Chiamato a giustificare tale aspetto il lavoratore aveva riferito che l’eventuale problematica relativa alla consegna del messaggio era da ascrivere a problemi informatici e non alla sua responsabilità.
La Corte di Appello, nel procedere al giudizio di proporzionalità della sanzione irrogatagli, aveva ritenuto la condotta del lavoratore non grave da giustificare il licenziamento dichiarandone quindi illegittimo il recesso.
La società datrice di lavoro ricorreva in Cassazione ritenendo palese la violazione degli art. 173, 222 e 225 del CCNL nella specie applicabile, vale a dire il CCNL Commercio per i dipendenti da aziende del terziario della distribuzione e dei servizi.

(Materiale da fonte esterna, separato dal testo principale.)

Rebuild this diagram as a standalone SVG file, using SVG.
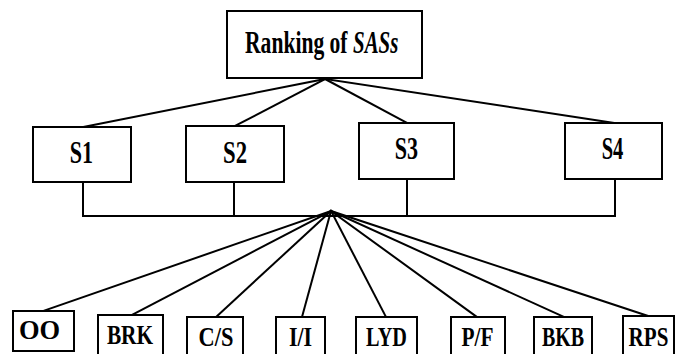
<svg xmlns="http://www.w3.org/2000/svg" width="684" height="354" viewBox="0 0 684 354">
  <style>
    .box { fill: #ffffff; stroke: #000000; stroke-width: 2; }
    .lbl { font-family: "Liberation Serif", "Times New Roman", serif; font-weight: bold; fill: #000000; text-anchor: middle; }
    .big { font-size: 32px; }
    .small { font-size: 27px; }
    .start { text-anchor: start; }
    .it { font-style: italic; }
    .wire { stroke: #000000; stroke-width: 2; fill: none; stroke-linecap: square; }
  </style>
  <rect width="684" height="354" fill="#ffffff"/>

  <!-- connectors -->
  <g id="connectors">
    <!-- root to strategies -->
    <line class="wire" x1="325" y1="79" x2="83" y2="127"/>
    <line class="wire" x1="325" y1="79" x2="235" y2="126"/>
    <line class="wire" x1="325" y1="79" x2="407" y2="123"/>
    <line class="wire" x1="325" y1="79" x2="615" y2="123"/>
    <!-- strategy bus -->
    <polyline class="wire" points="83,182 83,216 615,216 615,179"/>
    <line class="wire" x1="234" y1="182" x2="234" y2="216"/>
    <line class="wire" x1="407" y1="179" x2="407" y2="216"/>
    <!-- fan-out to criteria -->
    <line class="wire" x1="331" y1="211" x2="43" y2="311"/>
    <line class="wire" x1="331" y1="211" x2="132" y2="315"/>
    <line class="wire" x1="331" y1="211" x2="216" y2="317"/>
    <line class="wire" x1="331" y1="211" x2="302" y2="317"/>
    <line class="wire" x1="331" y1="211" x2="386" y2="317"/>
    <line class="wire" x1="331" y1="211" x2="477" y2="317"/>
    <line class="wire" x1="331" y1="211" x2="564" y2="317"/>
    <line class="wire" x1="331" y1="211" x2="648" y2="316"/>
  </g>

  <!-- labels are set in a condensed bold serif: horizontal scale on each text -->
  <g id="root">
    <rect class="box" x="227" y="11" width="195" height="67"/>
    <text class="lbl big start" transform="translate(245,53) scale(0.675,1)">Ranking of</text>
    <text class="lbl big start it" transform="translate(353,53) scale(0.655,1)">SASs</text>
  </g>

  <g id="s1">
    <rect class="box" x="33" y="127" width="98" height="55"/>
    <text class="lbl big" transform="translate(81.5,163) scale(0.69,1)">S1</text>
  </g>
  <g id="s2">
    <rect class="box" x="186" y="126" width="98" height="56"/>
    <text class="lbl big" transform="translate(235,163) scale(0.71,1)">S2</text>
  </g>
  <g id="s3">
    <rect class="box" x="359" y="123" width="95" height="56"/>
    <text class="lbl big" transform="translate(406.5,159) scale(0.69,1)">S3</text>
  </g>
  <g id="s4">
    <rect class="box" x="565" y="123" width="97" height="56"/>
    <text class="lbl big" transform="translate(612.5,159) scale(0.64,1)">S4</text>
  </g>

  <g id="oo">
    <rect class="box" x="13" y="311" width="61" height="40"/>
    <text class="lbl small" transform="translate(39.5,339) scale(0.98,1)">OO</text>
  </g>
  <g id="brk">
    <rect class="box" x="98" y="315" width="65" height="45"/>
    <text class="lbl small" transform="translate(130,344) scale(0.79,1)">BRK</text>
  </g>
  <g id="cs">
    <rect class="box" x="187" y="317" width="56" height="45"/>
    <text class="lbl small" transform="translate(216,346) scale(0.83,1)">C/S</text>
  </g>
  <g id="ii">
    <rect class="box" x="276" y="317" width="49" height="45"/>
    <text class="lbl small" transform="translate(300.5,346) scale(0.81,1)">I/I</text>
  </g>
  <g id="lyd">
    <rect class="box" x="356" y="317" width="61" height="45"/>
    <text class="lbl small" transform="translate(386.5,346) scale(0.75,1)">LYD</text>
  </g>
  <g id="pf">
    <rect class="box" x="451" y="317" width="54" height="45"/>
    <text class="lbl small" transform="translate(477.5,346) scale(0.79,1)">P/F</text>
  </g>
  <g id="bkb">
    <rect class="box" x="534" y="317" width="58" height="45"/>
    <text class="lbl small" transform="translate(563,346) scale(0.74,1)">BKB</text>
  </g>
  <g id="rps">
    <rect class="box" x="623" y="316" width="51" height="45"/>
    <text class="lbl small" transform="translate(648.5,346) scale(0.78,1)">RPS</text>
  </g>
</svg>
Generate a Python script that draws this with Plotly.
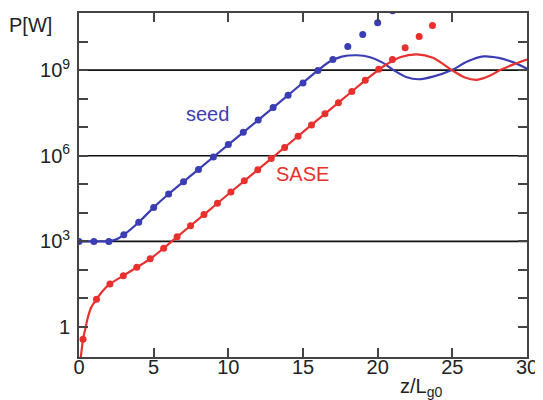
import plotly.graph_objects as go

# ---- data (log10 of power in W) ----
seed_dot_z = [0, 1, 2, 3, 4, 5, 6, 7, 8, 9, 10, 11, 12, 13, 14, 15, 16, 17, 18, 19, 20, 21]
seed_dot_log = [3.0, 3.0, 3.0, 3.23, 3.67, 4.19, 4.66, 5.09, 5.52, 5.96, 6.39, 6.82, 7.25,
                7.69, 8.12, 8.55, 8.99, 9.37, 9.83, 10.25, 10.66, 11.08]

sase_dot_z = [0.27, 1.17, 2.07, 2.97, 3.87, 4.77, 5.67, 6.57, 7.47, 8.37, 9.27, 10.17, 11.07,
              11.97, 12.87, 13.77, 14.67, 15.57, 16.47, 17.37, 18.27, 19.17, 20.07, 20.99,
              21.84, 22.78, 23.67]
sase_dot_log = [-0.43, 0.97, 1.51, 1.80, 2.09, 2.39, 2.76, 3.16, 3.55, 3.94, 4.34, 4.73, 5.12,
                5.51, 5.90, 6.29, 6.68, 7.08, 7.47, 7.86, 8.25, 8.64, 9.03, 9.37, 9.78,
                10.18, 10.56]

seed_line_z = [0, 1, 2, 2.5, 3, 4, 5, 6, 8, 10, 12, 14, 16, 16.8, 17.6, 18.6, 19.5, 20.3,
               21.06, 21.9, 22.74, 23.7, 24.97, 26.0, 27.1, 28.1, 29.1, 30]
seed_line_log = [3.0, 3.0, 3.01, 3.07, 3.23, 3.67, 4.19, 4.66, 5.52, 6.39, 7.25, 8.12, 8.99,
                 9.3, 9.47, 9.52, 9.45, 9.27, 9.0, 8.76, 8.68, 8.77, 9.0, 9.3, 9.48, 9.43,
                 9.27, 9.05]

sase_line_z = [0.12, 0.18, 0.27, 0.45, 0.6, 0.83, 1.17, 1.6, 2.07, 2.97, 3.87, 4.77, 5.67,
               6.57, 8.37, 10.17, 12.87, 15.57, 18.27, 19.5, 20.5, 21.5, 22.63, 23.7, 24.97,
               25.8, 26.65, 27.5, 28.2, 29.1, 30]
sase_line_log = [-1.06, -0.8, -0.43, 0.0, 0.35, 0.70, 0.97, 1.27, 1.51, 1.80, 2.09, 2.39, 2.76,
                 3.16, 3.94, 4.73, 5.90, 7.08, 8.25, 8.78, 9.17, 9.45, 9.55, 9.43, 9.0,
                 8.75, 8.66, 8.8, 9.0, 9.2, 9.37]

y_label_exp = [0, 3, 6, 9]
y_label_text = ["1", "10<sup>3</sup>", "10<sup>6</sup>", "10<sup>9</sup>"]
y_minor_exp = [1, 2, 4, 5, 7, 8, 10]
grid_exp = [3, 6, 9]
x_ticks = [0, 5, 10, 15, 20, 25, 30]

BLUE = "#3a3db3"
RED = "#e8312f"

def p(vals):
    return [10 ** v for v in vals]

fig = go.Figure()

fig.add_trace(go.Scatter(x=seed_line_z, y=p(seed_line_log), mode="lines",
                         line=dict(color=BLUE, width=2.2, shape="spline", smoothing=0.8),
                         showlegend=False, hoverinfo="skip"))
fig.add_trace(go.Scatter(x=sase_line_z, y=p(sase_line_log), mode="lines",
                         line=dict(color=RED, width=2.2, shape="spline", smoothing=0.8),
                         showlegend=False, hoverinfo="skip"))
fig.add_trace(go.Scatter(x=seed_dot_z, y=p(seed_dot_log), mode="markers",
                         marker=dict(color=BLUE, size=7), showlegend=False))
fig.add_trace(go.Scatter(x=sase_dot_z, y=p(sase_dot_log), mode="markers",
                         marker=dict(color=RED, size=7), showlegend=False))

for e in grid_exp:
    fig.add_shape(type="line", xref="paper", x0=0, x1=1, yref="y", y0=10 ** e, y1=10 ** e,
                  line=dict(color="#111111", width=1.6), layer="below")

font = dict(family="Liberation Sans, Arial, sans-serif", size=20, color="#222222")

# page body has an 8px margin, so the figure is made 8px smaller and shifted accordingly
fig.update_layout(
    width=535, height=392,
    margin=dict(l=71, r=16, t=3, b=43),
    paper_bgcolor="white", plot_bgcolor="white",
    font=font,
    xaxis=dict(range=[0, 30], tickvals=x_ticks, ticks="inside", ticklen=9, tickwidth=1.6,
               tickcolor="#444444", showline=True, linecolor="#444444", linewidth=1.8,
               mirror="ticks", showgrid=False, zeroline=False, tickfont=font,
               ticklabelstandoff=-9),
    yaxis=dict(type="log", range=[-1.05, 11.0], tickvals=[10 ** e for e in y_label_exp],
               ticktext=y_label_text, ticks="inside", ticklen=9, tickwidth=1.6,
               tickcolor="#444444", showline=True, linecolor="#444444", linewidth=1.8,
               mirror="ticks", showgrid=False, zeroline=False, tickfont=font,
               ticklabelstandoff=3,
               minor=dict(tickmode="array", tickvals=[10 ** e for e in y_minor_exp],
                          ticks="inside", ticklen=9, tickwidth=1.6, tickcolor="#444444",
                          showgrid=False)),
    annotations=[
        dict(text="seed", xref="paper", yref="paper", x=0.2859, y=0.7072, showarrow=False,
             xanchor="center", yanchor="middle",
             font=dict(family=font["family"], size=20, color=BLUE)),
        dict(text="SASE", xref="paper", yref="paper", x=0.4978, y=0.5315, showarrow=False,
             xanchor="center", yanchor="middle",
             font=dict(family=font["family"], size=20, color=RED)),
        dict(text="P[W]", xref="paper", yref="paper", x=-0.108, y=0.964, showarrow=False,
             xanchor="center", yanchor="middle", font=font),
        dict(text="z/L<sub>g0</sub>", xref="paper", yref="paper", x=0.712, y=-0.09,
             xanchor="left", yanchor="middle", showarrow=False, font=font),
    ],
)

fig.write_html("out.html")
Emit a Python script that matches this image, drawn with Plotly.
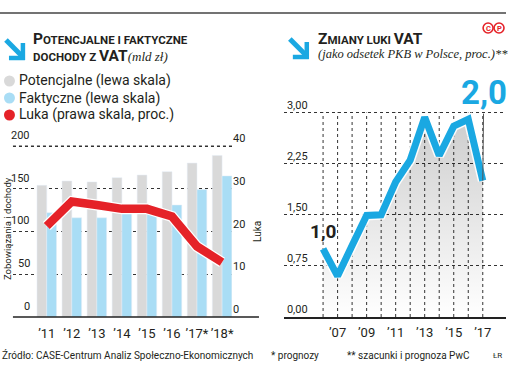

La Corte di Cassazione respinge il ricorso affermando che il giudizio in ordine alla gravità e proporzione della sanzione espulsiva adottata "sono demandati all'apprezzamento del giudice di merito, che - anche qualora riscontri l'astratta corrispondenza dell'infrazione contestata alla fattispecie tipizzata contrattualmente - è tenuto a valutare la legittimità e congruità della sanzione inflitta, tenendo conto di ogni aspetto concreto della vicenda, con giudizio che, se sorretto, come nella specie, da adeguata e logica motivazione, è incensurabile in sede di legittimità".